- The task -
Pick out the lines below that contain the string "with" and copy them all.

- Recorded data -
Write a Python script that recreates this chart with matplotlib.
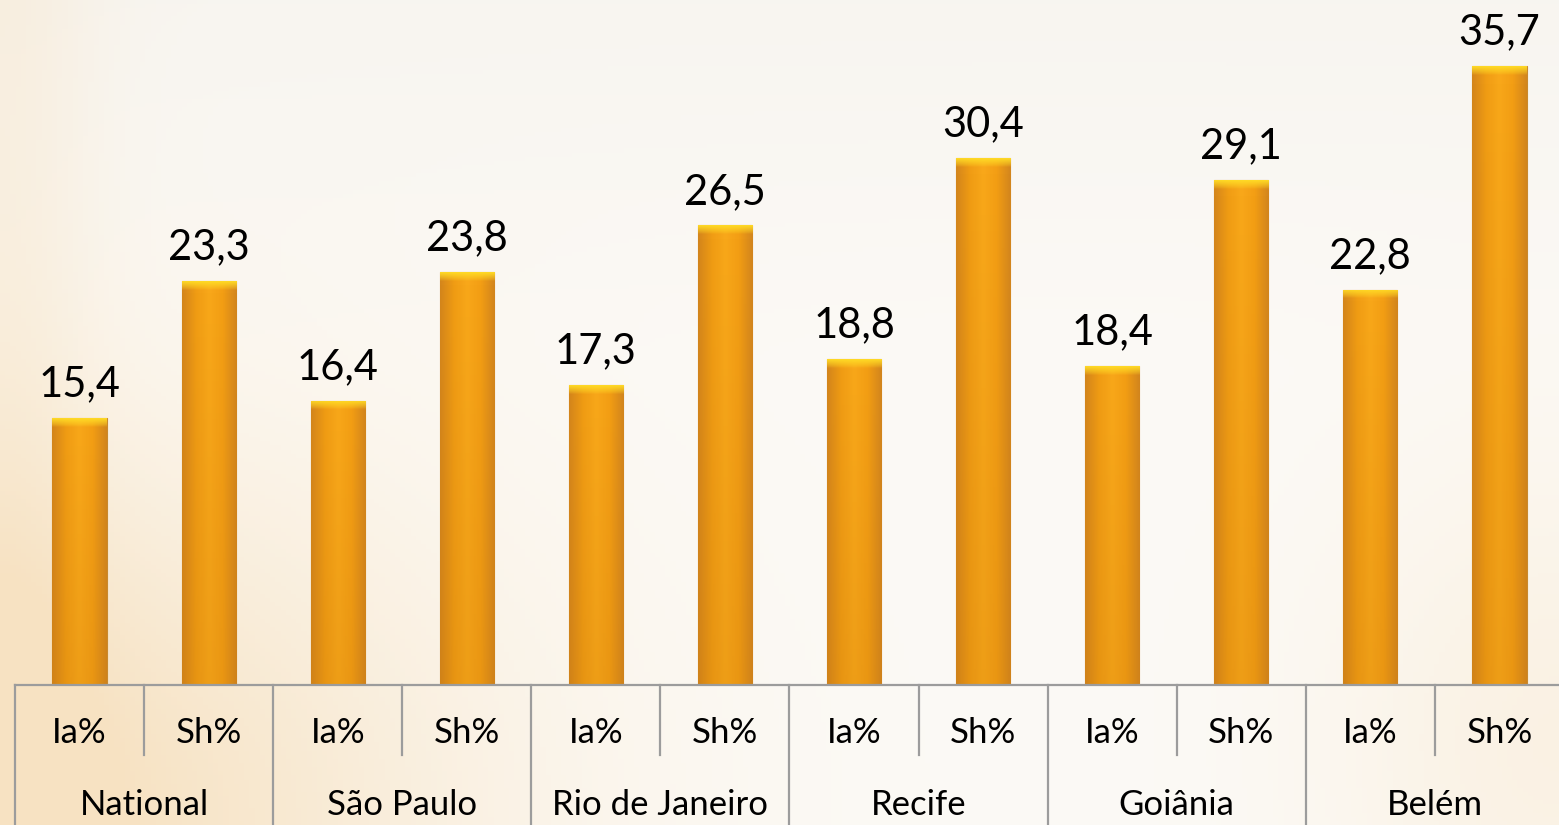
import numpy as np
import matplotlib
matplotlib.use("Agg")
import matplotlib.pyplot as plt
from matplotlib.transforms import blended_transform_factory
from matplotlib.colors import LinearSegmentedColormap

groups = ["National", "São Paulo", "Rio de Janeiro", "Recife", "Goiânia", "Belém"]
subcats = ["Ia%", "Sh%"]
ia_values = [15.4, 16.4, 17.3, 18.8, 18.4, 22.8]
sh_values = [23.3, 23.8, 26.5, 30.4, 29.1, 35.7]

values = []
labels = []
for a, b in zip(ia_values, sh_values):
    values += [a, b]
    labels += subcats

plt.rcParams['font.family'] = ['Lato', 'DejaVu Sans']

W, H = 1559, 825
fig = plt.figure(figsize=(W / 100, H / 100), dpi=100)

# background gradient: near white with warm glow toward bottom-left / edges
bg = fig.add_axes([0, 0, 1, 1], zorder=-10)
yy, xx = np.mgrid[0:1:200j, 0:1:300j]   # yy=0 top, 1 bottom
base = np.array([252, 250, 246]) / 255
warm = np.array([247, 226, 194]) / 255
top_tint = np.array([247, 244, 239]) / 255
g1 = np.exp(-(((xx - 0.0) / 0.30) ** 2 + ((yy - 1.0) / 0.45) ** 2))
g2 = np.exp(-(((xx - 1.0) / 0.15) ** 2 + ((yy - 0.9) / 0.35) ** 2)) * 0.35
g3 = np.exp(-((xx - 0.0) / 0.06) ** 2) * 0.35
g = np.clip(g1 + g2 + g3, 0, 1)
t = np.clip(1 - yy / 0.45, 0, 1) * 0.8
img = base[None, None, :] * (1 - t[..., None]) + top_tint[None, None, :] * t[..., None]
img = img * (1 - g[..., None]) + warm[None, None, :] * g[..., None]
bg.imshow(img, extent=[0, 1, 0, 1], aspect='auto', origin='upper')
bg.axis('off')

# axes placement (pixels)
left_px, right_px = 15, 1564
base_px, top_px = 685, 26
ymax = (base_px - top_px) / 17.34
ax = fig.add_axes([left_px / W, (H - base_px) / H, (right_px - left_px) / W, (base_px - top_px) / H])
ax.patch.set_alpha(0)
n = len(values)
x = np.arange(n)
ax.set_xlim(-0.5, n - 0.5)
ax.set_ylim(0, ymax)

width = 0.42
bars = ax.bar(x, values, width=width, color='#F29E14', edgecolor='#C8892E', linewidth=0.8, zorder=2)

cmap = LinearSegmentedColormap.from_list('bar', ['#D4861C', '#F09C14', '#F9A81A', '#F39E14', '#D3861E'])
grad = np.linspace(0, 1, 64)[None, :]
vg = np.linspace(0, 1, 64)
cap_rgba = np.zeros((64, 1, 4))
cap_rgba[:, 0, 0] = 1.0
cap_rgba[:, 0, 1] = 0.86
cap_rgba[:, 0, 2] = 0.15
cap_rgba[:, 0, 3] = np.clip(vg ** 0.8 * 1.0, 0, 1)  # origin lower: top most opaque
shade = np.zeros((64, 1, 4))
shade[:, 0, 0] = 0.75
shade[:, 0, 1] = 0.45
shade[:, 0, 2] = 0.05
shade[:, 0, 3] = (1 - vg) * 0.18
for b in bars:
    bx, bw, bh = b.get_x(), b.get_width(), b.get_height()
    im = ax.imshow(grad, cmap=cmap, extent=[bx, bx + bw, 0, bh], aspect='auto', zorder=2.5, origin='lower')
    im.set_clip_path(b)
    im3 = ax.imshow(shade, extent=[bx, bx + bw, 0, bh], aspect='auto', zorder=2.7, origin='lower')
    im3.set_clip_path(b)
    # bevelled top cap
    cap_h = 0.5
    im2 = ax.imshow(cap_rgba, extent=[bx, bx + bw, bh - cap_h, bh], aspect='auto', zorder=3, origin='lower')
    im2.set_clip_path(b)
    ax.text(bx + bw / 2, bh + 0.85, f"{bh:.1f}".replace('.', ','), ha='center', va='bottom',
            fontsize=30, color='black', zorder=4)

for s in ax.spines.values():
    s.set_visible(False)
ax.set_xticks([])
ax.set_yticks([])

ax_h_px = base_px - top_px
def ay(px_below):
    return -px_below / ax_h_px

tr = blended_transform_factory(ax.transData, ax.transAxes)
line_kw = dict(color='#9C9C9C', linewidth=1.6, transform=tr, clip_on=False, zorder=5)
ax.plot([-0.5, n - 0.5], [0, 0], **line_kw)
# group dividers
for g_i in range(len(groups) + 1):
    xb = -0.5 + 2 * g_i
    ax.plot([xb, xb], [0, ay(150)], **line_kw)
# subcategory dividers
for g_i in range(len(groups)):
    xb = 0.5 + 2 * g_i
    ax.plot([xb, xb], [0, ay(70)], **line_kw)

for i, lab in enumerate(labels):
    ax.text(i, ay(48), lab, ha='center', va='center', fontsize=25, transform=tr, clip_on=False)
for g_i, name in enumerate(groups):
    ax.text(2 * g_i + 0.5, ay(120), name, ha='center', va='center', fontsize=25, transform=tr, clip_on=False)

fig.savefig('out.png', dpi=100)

- Problem solution -
Write a Python script that recreates this chart with matplotlib.
# background gradient: near white with warm glow toward bottom-left / edges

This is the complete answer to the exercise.